→ SUPPLIED INFORMATION:
────────────────

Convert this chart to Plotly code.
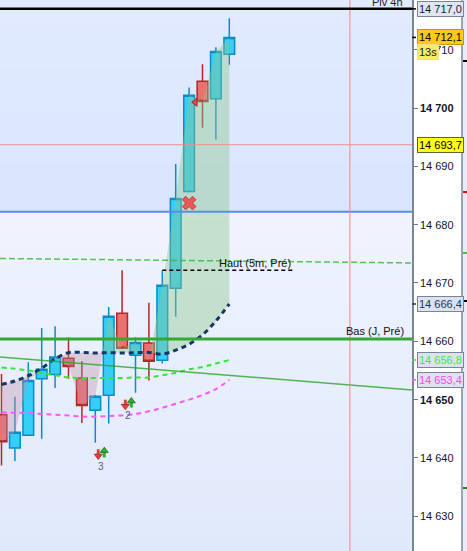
import numpy as np
import plotly.graph_objects as go

# ---------------- data ----------------
bars = list(range(18))
opens  = [14647.4, 14641.7, 14643.9, 14653.6, 14654.3, 14657.1, 14653.7, 14648.2, 14650.75,
          14664.8, 14657.6, 14659.7, 14656.75, 14669.1, 14685.7, 14704.6, 14701.6, 14709.2]
highs  = [14654.4, 14650.5, 14656.4, 14662.3, 14662.6, 14660.7, 14656.6, 14650.8, 14665.9,
          14672.2, 14660.7, 14666.6, 14672.1, 14690.4, 14703.5, 14707.5, 14710.4, 14715.4]
lows   = [14638.7, 14639.5, 14643.8, 14643.3, 14652.0, 14653.6, 14646.0, 14642.6, 14645.9,
          14658.8, 14651.2, 14653.3, 14656.2, 14664.2, 14685.5, 14696.6, 14694.6, 14707.4]
closes = [14642.8, 14644.4, 14653.3, 14655.2, 14657.3, 14655.7, 14649.0, 14650.6, 14664.3,
          14658.8, 14659.8, 14656.6, 14669.6, 14684.5, 14702.2, 14701.1, 14709.7, 14712.1]

vwap = [14652.6, 14653.2, 14654.1, 14655.4, 14657.0, 14658.05, 14658.1, 14658.0, 14658.05,
        14658.0, 14658.05, 14658.1, 14657.8, 14658.5, 14659.5, 14661.1, 14663.5, 14666.4]
ma_green = [14655.5, 14655.3, 14655.0, 14654.6, 14654.2, 14653.8, 14653.7, 14653.7, 14653.7,
            14653.7, 14653.8, 14653.8, 14654.2, 14654.6, 14655.2, 14655.6, 14656.2, 14656.8]
ma_magenta = [14647.8, 14647.75, 14647.7, 14647.55, 14647.4, 14647.3, 14647.1, 14647.1, 14647.2,
              14647.3, 14647.55, 14648.0, 14648.6, 14649.3, 14650.0, 14650.8, 14651.8, 14653.4]

piv_4h = 14717.0
level_red = 14693.7
level_blue = 14682.2
bas_j = 14660.4
haut_5m = 14672.2
haut_5m_x = [12, 21.75]
green_dash_x = [0, 26]
green_dash_y = [14674.2, 14673.55]
trend_x = [0, 26]
trend_y = [14657.3, 14652.5]
vline_bar = 26

cross_x, cross_y = [14], [14683.7]
tri_x, tri_y = [14.46], [14701.0]
sig_down_x = [7.22, 9.24]
sig_down_tip = [14639.9, 14648.45]
sig_down_tail = [14641.5, 14650.0]
sig_up_x = [7.67, 9.69]
sig_up_tip = [14641.7, 14650.2]
sig_up_tail = [14640.1, 14648.65]
sig_num_x = [7.43, 9.44]
sig_num_y = [14638.6, 14647.3]
sig_num_text = ["3", "2"]

tick_vals = [14630, 14640, 14650, 14660, 14670, 14680, 14690, 14700, 14710]
tick_text = ["14 630", "14 640", "<b>14 650</b>", "14 660", "14 670", "14 680", "14 690",
             "<b>14 700</b>", "14 710"]

X_RANGE = [-0.112, 30.634]
Y_RANGE = [14624.05, 14718.52]

# ---------------- figure ----------------
fig = go.Figure()

def runs_between(xs, a, b):
    runs = []
    cur = [(xs[0], a[0], b[0])]
    sign = 1 if a[0] - b[0] >= 0 else -1
    for i in range(len(xs) - 1):
        d0 = a[i] - b[i]
        d1 = a[i + 1] - b[i + 1]
        if d0 * d1 < 0:
            t = d0 / (d0 - d1)
            xc = xs[i] + t * (xs[i + 1] - xs[i])
            yc = a[i] + t * (a[i + 1] - a[i])
            cur.append((xc, yc, yc))
            runs.append((sign, cur))
            cur = [(xc, yc, yc)]
            sign = 1 if d1 > 0 else -1
        cur.append((xs[i + 1], a[i + 1], b[i + 1]))
    runs.append((sign, cur))
    return runs

for sign, pts in runs_between(bars, closes, vwap):
    px = [p[0] for p in pts] + [p[0] for p in reversed(pts)]
    py = [p[1] for p in pts] + [p[2] for p in reversed(pts)]
    fig.add_trace(go.Scatter(
        x=px, y=py, mode="lines", fill="toself", line=dict(width=0),
        fillcolor="rgba(140,200,140,0.42)" if sign > 0 else "rgba(190,140,165,0.36)",
        hoverinfo="skip", showlegend=False))

def extend(xp, yp):
    slope = (yp[1] - yp[0]) / (xp[1] - xp[0])
    return [X_RANGE[0], X_RANGE[1]], [yp[0] + slope * (X_RANGE[0] - xp[0]),
                                      yp[0] + slope * (X_RANGE[1] - xp[0])]

gx, gy = extend(green_dash_x, green_dash_y)
fig.add_trace(go.Scatter(x=gx, y=gy, mode="lines",
                         line=dict(color="rgba(60,185,60,0.85)", width=1.5, dash="6px,3px"),
                         hoverinfo="skip", showlegend=False))

fig.add_trace(go.Scatter(x=bars, y=ma_magenta, mode="lines", line_shape="spline",
                         line=dict(color="#ff55ff", width=2, dash="5px,4px"),
                         hoverinfo="skip", showlegend=False))
fig.add_trace(go.Scatter(x=bars, y=ma_green, mode="lines", line_shape="spline",
                         line=dict(color="#33e833", width=2, dash="5px,4px"),
                         hoverinfo="skip", showlegend=False))

fig.add_trace(go.Candlestick(
    x=bars, open=opens, high=highs, low=lows, close=closes,
    increasing=dict(line=dict(color="#0a8cc8", width=1.5), fillcolor="#36cdf6"),
    decreasing=dict(line=dict(color="#b02828", width=1.5), fillcolor="#ec7070"),
    whiskerwidth=0, showlegend=False, hoverinfo="skip"))

fig.add_trace(go.Scatter(x=bars, y=vwap, mode="lines", line_shape="spline",
                         line=dict(color="#143866", width=3, dash="5px,4px"),
                         hoverinfo="skip", showlegend=False))

tx, ty = extend(trend_x, trend_y)
fig.add_trace(go.Scatter(x=tx, y=ty, mode="lines",
                         line=dict(color="rgba(40,165,40,0.8)", width=1.5),
                         hoverinfo="skip", showlegend=False))

fig.add_trace(go.Scatter(x=haut_5m_x, y=[haut_5m, haut_5m], mode="lines",
                         line=dict(color="black", width=1.5, dash="4px,3px"),
                         hoverinfo="skip", showlegend=False))

fig.add_trace(go.Scatter(x=cross_x, y=cross_y, mode="markers",
                         marker=dict(symbol="x", size=12, color="#e85a5a",
                                     line=dict(color="#c03c3c", width=1)),
                         hoverinfo="skip", showlegend=False))
fig.add_trace(go.Scatter(x=tri_x, y=tri_y, mode="markers",
                         marker=dict(symbol="triangle-left", size=7, color="#e65050",
                                     line=dict(color="#a02020", width=1)),
                         hoverinfo="skip", showlegend=False))

# signal arrows: stem line + triangle head
PX_PER_UNIT = 551.0 / (Y_RANGE[1] - Y_RANGE[0])
head_off = 2.6 / PX_PER_UNIT
for xs_, tips, tails, col, dark, sym, direction in [
        (sig_down_x, sig_down_tip, sig_down_tail, "#e84040", "#9a2020", "triangle-down", -1),
        (sig_up_x, sig_up_tip, sig_up_tail, "#30b030", "#1a6a1a", "triangle-up", 1)]:
    for x_, tip, tail in zip(xs_, tips, tails):
        hc = tip - direction * head_off
        fig.add_trace(go.Scatter(x=[x_, x_], y=[tail, hc], mode="lines",
                                 line=dict(color=col, width=3),
                                 hoverinfo="skip", showlegend=False))
        fig.add_trace(go.Scatter(x=[x_], y=[hc], mode="markers",
                                 marker=dict(symbol=sym, size=7, color=col,
                                             line=dict(color=dark, width=0.8)),
                                 hoverinfo="skip", showlegend=False))

# ---------------- shapes ----------------
shapes = []
top_c = np.array([248, 250, 255])
bot_c = np.array([224, 233, 251])
nb = 40
for k in range(nb):
    f = (k + 0.5) / nb
    c = top_c + (bot_c - top_c) * f
    shapes.append(dict(type="rect", xref="paper", yref="paper", x0=0, x1=1,
                       y0=1 - (k + 1) / nb, y1=1 - k / nb + 0.001, layer="below",
                       line=dict(width=0),
                       fillcolor="rgb(%d,%d,%d)" % tuple(c.round().astype(int))))
shapes.append(dict(type="rect", xref="paper", yref="y", x0=0, x1=1,
                   y0=level_blue, y1=Y_RANGE[1], layer="below", line=dict(width=0),
                   fillcolor="rgba(100,150,255,0.15)"))
shapes.append(dict(type="line", xref="paper", yref="y", x0=0, x1=1, y0=level_blue, y1=level_blue,
                   line=dict(color="#5a8cf0", width=2), layer="above"))
shapes.append(dict(type="line", xref="paper", yref="y", x0=0, x1=1, y0=level_red, y1=level_red,
                   line=dict(color="#f08c8c", width=1), layer="above"))
shapes.append(dict(type="line", xref="x", yref="paper", x0=vline_bar, x1=vline_bar, y0=0, y1=1,
                   line=dict(color="#f08888", width=1), layer="above"))
shapes.append(dict(type="line", xref="paper", yref="y", x0=0, x1=1, y0=piv_4h, y1=piv_4h,
                   line=dict(color="black", width=2.5), layer="above"))
shapes.append(dict(type="line", xref="paper", yref="y", x0=0, x1=1, y0=bas_j, y1=bas_j,
                   line=dict(color="#32aa32", width=3), layer="above"))

px_ = 1 / 412.0
shapes.append(dict(type="rect", xref="paper", yref="paper", x0=463 * px_, x1=470 * px_,
                   y0=0, y1=1, line=dict(width=0), fillcolor="#e4ebfb", layer="below"))
shapes.append(dict(type="line", xref="paper", yref="paper", x0=462 * px_, x1=462 * px_,
                   y0=0, y1=1, line=dict(color="#7a8696", width=1.5)))
for yy, col in [(61, "black"), (301, "black"), (192, "red"), (253, "#33cc33"), (488, "#1a8a1a")]:
    shapes.append(dict(type="line", xref="paper", yref="paper", x0=463 * px_, x1=470 * px_,
                       y0=1 - yy / 551.0, y1=1 - yy / 551.0, line=dict(color=col, width=2)))

for val, col in [(piv_4h, "black"), (closes[-1], "black"), (vwap[-1], "#143866"),
                 (ma_green[-1], "#33e833"), (ma_magenta[-1], "#ff55ff")]:
    shapes.append(dict(type="line", xref="paper", yref="y", x0=1.0, x1=1.0 + 4 * px_,
                       y0=val, y1=val, line=dict(color=col, width=1.5)))

# ---------------- annotations ----------------
ann = []
FONT = "Liberation Sans, Arial, sans-serif"

def fmt(v):
    s = "%.1f" % v
    ip, dp = s.split(".")
    return ip[:-3] + " " + ip[-3:] + "," + dp

labels = [
    (piv_4h, "#dfe6f2", "#7a8496", "#1a1a3a"),
    (closes[-1], "#ffc81e", "#c89600", "#000000"),
    (level_red, "#ffff14", "#646432", "#000000"),
    (vwap[-1], "#dce3ef", "#7a8496", "#143866"),
    (ma_green[-1], "#dce3ef", "#7a8496", "#3ce83c"),
    (ma_magenta[-1], "#dce3ef", "#7a8496", "#ff44ff"),
]
for v, bg, bc, tc in labels:
    ann.append(dict(xref="paper", yref="y", x=1.0 + 4.5 * px_, y=v, text=fmt(v),
                    xanchor="left", yanchor="middle", showarrow=False,
                    font=dict(family=FONT, size=11, color=tc),
                    bgcolor=bg, bordercolor=bc, borderwidth=1, borderpad=1))
ann.append(dict(xref="paper", yref="y", x=1.0 + 4.5 * px_, y=closes[-1], yshift=-15,
                text="13s", xanchor="left", yanchor="middle", showarrow=False,
                font=dict(family=FONT, size=11, color="#202020"),
                bgcolor="#fbeb64", bordercolor="#f0dc78", borderwidth=1, borderpad=1))

ann.append(dict(xref="x", yref="y", x=30.1, y=Y_RANGE[1] - 0.3, text="Piv 4h",
                xanchor="right", yanchor="middle", showarrow=False,
                font=dict(family=FONT, size=11, color="#202030")))
ann.append(dict(xref="x", yref="y", x=haut_5m_x[1], y=haut_5m + 1.2, text="Haut (5m, Pré)",
                xanchor="right", yanchor="middle", showarrow=False,
                font=dict(family=FONT, size=11, color="#101010")))
ann.append(dict(xref="x", yref="y", x=30.19, y=bas_j + 1.3, text="Bas (J, Pré)",
                xanchor="right", yanchor="middle", showarrow=False,
                font=dict(family=FONT, size=11, color="#101010")))
for i in range(len(sig_num_x)):
    ann.append(dict(xref="x", yref="y", x=sig_num_x[i], y=sig_num_y[i], text=sig_num_text[i],
                    showarrow=False, font=dict(family=FONT, size=10, color="#5a5a78")))

fig.update_layout(
    width=467, height=551, autosize=False,
    margin=dict(l=0, r=55, t=0, b=0, pad=0),
    paper_bgcolor="white", plot_bgcolor="#eef3fd",
    showlegend=False, boxgap=0.2, boxgroupgap=0,
    shapes=shapes, annotations=ann,
    xaxis=dict(range=X_RANGE, visible=False, rangeslider=dict(visible=False),
               showgrid=False, zeroline=False, fixedrange=True),
    yaxis=dict(range=Y_RANGE, side="right", tickmode="array", tickvals=tick_vals,
               ticktext=tick_text, ticks="outside", ticklen=4, tickwidth=1,
               tickcolor="#6a7686", showgrid=False, zeroline=False,
               showline=True, linecolor="#7a8696", linewidth=1.5,
               tickfont=dict(family=FONT, size=11, color="#141428"), fixedrange=True),
    font=dict(family=FONT),
)

fig.write_html("out.html", config={"displayModeBar": False},
               post_script="document.body.style.margin='0';document.body.style.overflow='hidden';")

────────────────

→ WRITTEN REQUEST:
Only the lines from the start of the material through the line containing "14701.1, 14709.7, 14712.1]" should be transcribed. Pictures stay out.

→ ANSWER:
Convert this chart to Plotly code.
import numpy as np
import plotly.graph_objects as go

# ---------------- data ----------------
bars = list(range(18))
opens  = [14647.4, 14641.7, 14643.9, 14653.6, 14654.3, 14657.1, 14653.7, 14648.2, 14650.75,
          14664.8, 14657.6, 14659.7, 14656.75, 14669.1, 14685.7, 14704.6, 14701.6, 14709.2]
highs  = [14654.4, 14650.5, 14656.4, 14662.3, 14662.6, 14660.7, 14656.6, 14650.8, 14665.9,
          14672.2, 14660.7, 14666.6, 14672.1, 14690.4, 14703.5, 14707.5, 14710.4, 14715.4]
lows   = [14638.7, 14639.5, 14643.8, 14643.3, 14652.0, 14653.6, 14646.0, 14642.6, 14645.9,
          14658.8, 14651.2, 14653.3, 14656.2, 14664.2, 14685.5, 14696.6, 14694.6, 14707.4]
closes = [14642.8, 14644.4, 14653.3, 14655.2, 14657.3, 14655.7, 14649.0, 14650.6, 14664.3,
          14658.8, 14659.8, 14656.6, 14669.6, 14684.5, 14702.2, 14701.1, 14709.7, 14712.1]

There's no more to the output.